Russian plans envisaged paralysing NATO and defeating Ukraine, but the nuclear threat did not work, because it was not credible, while the conventional attack failed because the forces were incapable, and the plans appear to have been compromised. It might be added that Russia has a long history of unimpressive attempts to deter. In the 18th and 19thcenturies it could not counter British maritime-economic threats: nor could it deter overt, looming land-based threats from Napoleon and Hitler.

Critically while it might be assumed deterrence has a universal meaning, in reality the word divides. Russian deterrence focuses on preventing unwelcome outcomes, and is not necessarily logical; China concentrates on intimidation, while the Anglo-American tradition combines terror and punishment in a logical concept, while France stresses dissuasion. Constant Russian references to nuclear weapons, and the use of nuclear delivery systems for conventional munitions in the current conflict, ended the distinctive character of nuclear deterrence that had provided a key element of stability throughout the Cold War. In the absence of a ‘just war’ tradition the role of the Orthodox Church as a client and cheer leader for the regime has shifted Russian agendas towards a veneration of nuclear weapons. Not only is deterrence a cultural construct, but Russia has always seen itself as existing outside the western cultural world – a point Putin is at pains to stress. For Russia war remains the same essentially continuous process that it was throughout the Cold War.

Russian attempts to coerce NATO and Ukraine before the attack failed, because they were not credible, a public failure that left Putin with few options. The war has not delivered the intended outcomes, because the intention was to secure victory through coercive threat. Russian armed forces were not prepared for a serious conflict, struggling to adapt to events on the ground, and at sea.

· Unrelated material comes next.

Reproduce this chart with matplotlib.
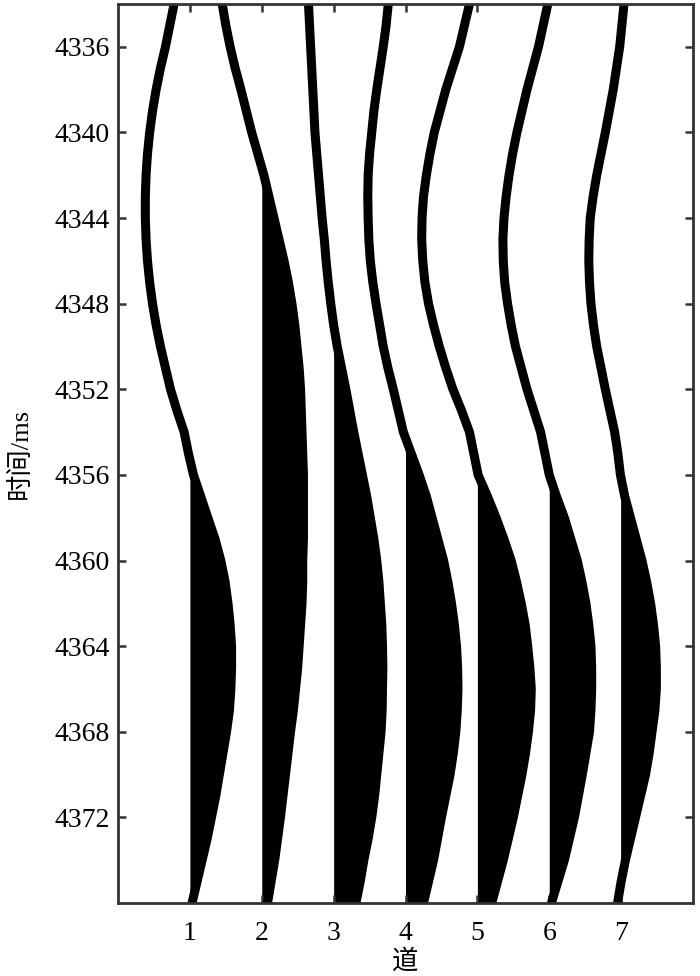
import numpy as np
import matplotlib.pyplot as plt

# 时间采样 (ms)
t = list(range(4334, 4377))

# 各道振幅 (相对道间距), 1 ms 一个样点
tr1 = [-0.22, -0.28, -0.34, -0.41, -0.47, -0.52, -0.56, -0.59, -0.61, -0.62, -0.62,
       -0.61, -0.59, -0.56, -0.52, -0.47, -0.41, -0.34, -0.27, -0.18, -0.08,
       -0.02, 0.05, 0.15, 0.25, 0.35, 0.43, 0.49, 0.53, 0.56, 0.58,
       0.58, 0.57, 0.55, 0.51, 0.46, 0.41, 0.36, 0.30, 0.24, 0.17, 0.10, 0.03]
tr2 = [-0.55, -0.50, -0.44, -0.37, -0.29, -0.215, -0.14, -0.055, 0.03, 0.10, 0.17,
       0.24, 0.31, 0.37, 0.42, 0.46, 0.49, 0.52, 0.54, 0.55, 0.56,
       0.57, 0.58, 0.58, 0.58, 0.58, 0.57, 0.57, 0.56, 0.54, 0.52,
       0.50, 0.47, 0.44, 0.40, 0.365, 0.33, 0.295, 0.26, 0.22, 0.18, 0.13, 0.08]
tr3 = [-0.35, -0.335, -0.32, -0.305, -0.29, -0.275, -0.26, -0.235, -0.21, -0.185, -0.16,
       -0.13, -0.105, -0.075, -0.04, 0.0, 0.05, 0.11, 0.17, 0.225, 0.28,
       0.34, 0.40, 0.46, 0.51, 0.56, 0.60, 0.63, 0.65, 0.67, 0.68,
       0.685, 0.68, 0.675, 0.66, 0.63, 0.60, 0.57, 0.53, 0.48, 0.42, 0.37, 0.31]
tr4 = [-0.24, -0.27, -0.31, -0.355, -0.40, -0.44, -0.47, -0.50, -0.52, -0.525, -0.52,
       -0.51, -0.49, -0.455, -0.41, -0.36, -0.31, -0.245, -0.17, -0.10, -0.03,
       0.08, 0.19, 0.29, 0.37, 0.45, 0.53, 0.59, 0.64, 0.68, 0.71,
       0.725, 0.73, 0.72, 0.70, 0.665, 0.62, 0.56, 0.50, 0.445, 0.39, 0.32, 0.25]
tr5 = [-0.11, -0.18, -0.25, -0.345, -0.44, -0.52, -0.60, -0.66, -0.71, -0.75, -0.77,
       -0.775, -0.76, -0.73, -0.68, -0.61, -0.53, -0.44, -0.34, -0.22, -0.11,
       -0.05, 0.01, 0.14, 0.26, 0.37, 0.47, 0.545, 0.61, 0.665, 0.70,
       0.73, 0.75, 0.74, 0.71, 0.67, 0.62, 0.56, 0.50, 0.43, 0.36, 0.28, 0.20]
tr6 = [-0.02, -0.085, -0.15, -0.23, -0.31, -0.38, -0.45, -0.51, -0.56, -0.60, -0.63,
       -0.645, -0.64, -0.62, -0.58, -0.53, -0.47, -0.39, -0.31, -0.215, -0.12,
       -0.06, 0.0, 0.10, 0.21, 0.30, 0.39, 0.455, 0.51, 0.55, 0.58,
       0.59, 0.59, 0.58, 0.56, 0.51, 0.46, 0.405, 0.35, 0.28, 0.21, 0.12, 0.03]
tr7 = [0.04, 0.01, -0.02, -0.065, -0.11, -0.165, -0.22, -0.28, -0.34, -0.39, -0.43,
       -0.445, -0.45, -0.44, -0.42, -0.385, -0.34, -0.28, -0.22, -0.155, -0.09,
       -0.045, -0.01, 0.05, 0.13, 0.21, 0.29, 0.355, 0.41, 0.45, 0.48,
       0.49, 0.49, 0.47, 0.43, 0.39, 0.34, 0.27, 0.20, 0.13, 0.06, 0.0, -0.05]

traces = [tr1, tr2, tr3, tr4, tr5, tr6, tr7]
yticks = [4336, 4340, 4344, 4348, 4352, 4356, 4360, 4364, 4368, 4372]

fig = plt.figure(figsize=(7, 9.76), dpi=100)
ax = fig.add_axes([0.1686, 0.0748, 0.8214, 0.9211])

t = np.array(t)
for i, tr in enumerate(traces):
    base = i + 1
    x = base + np.array(tr)
    ax.fill_betweenx(t, base, x, where=x > base, interpolate=True,
                     color='black', linewidth=0)
    ax.plot(x, t, color='black', lw=6.5, solid_capstyle='butt')

ax.set_xlim(0, 8)
ax.set_ylim(4376, 4334)
ax.set_xticks(range(1, 8))
ax.set_yticks(yticks)

serif = ['Liberation Serif', 'Noto Sans CJK SC']
ax.tick_params(direction='in', length=6, width=1.8, color='#333333',
               top=True, right=True, labelsize=20)
ax.tick_params(axis='x', pad=13)
ax.tick_params(axis='y', pad=6)
for lab in ax.get_xticklabels() + ax.get_yticklabels():
    lab.set_family(serif)
for s in ax.spines.values():
    s.set_linewidth(2)
    s.set_color('#333333')

ax.set_xlabel('道', family=serif, fontsize=19, labelpad=2)
ax.set_ylabel('时间/ms', family=serif, fontsize=19, labelpad=16)

fig.savefig('out.png', dpi=100)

This text will be critical for anyone grappling with the current and future implications of Russian coercion and belligerence. Adamsky, an expert on the development of Russian strategic culture, nuclear weapons policy and military innovation, explains how Russia evolved its current approach to coercion in the aftermath of the collapse of the Soviet Union, and what it means for the future. Russian political and military leaders assumed the West understood their concerns, and took in their signals. The 2022 failure reflected a failure of communication between political and military leaderships, not dissimilar to that of 1941, when Stalin wilfully rejected intelligence and assessments that contradicted his desperate self-delusion that Hitler would not invade. A purged army leadership could not resist. Fundamentally flawed civil-military relations have persisted in a totalitarian state with irresponsible leadership – as a defining feature of Russian war-making for centuries. It appears anxiety to ‘prevent’ Ukraine moving into the Western camp, following the failed 2021 ‘colour’ revolution in Minsk, left little time for planning, or effective signalling.

Adamsky urges us to pay more attention to the cultural dimension of deterrence – a task that will be informed by increased understanding of how and why Russia failed to deter in 2022. The failure was intellectual and conceptual, threatening nuclear war was not a coherent response to the clearly expressed will of the Ukrainian people to self-determination and membership of the EU. It lacked credibility, especially when the conventional order of battle was inadequate for the task.

This book should be read and understood by those tasked with assessing the aims, intentions and methods of every potentially hostile regime. Do we understand how they think, and what they want? Or are we still mirror-imaging our own ideas onto those who do not share our culture, values or experience?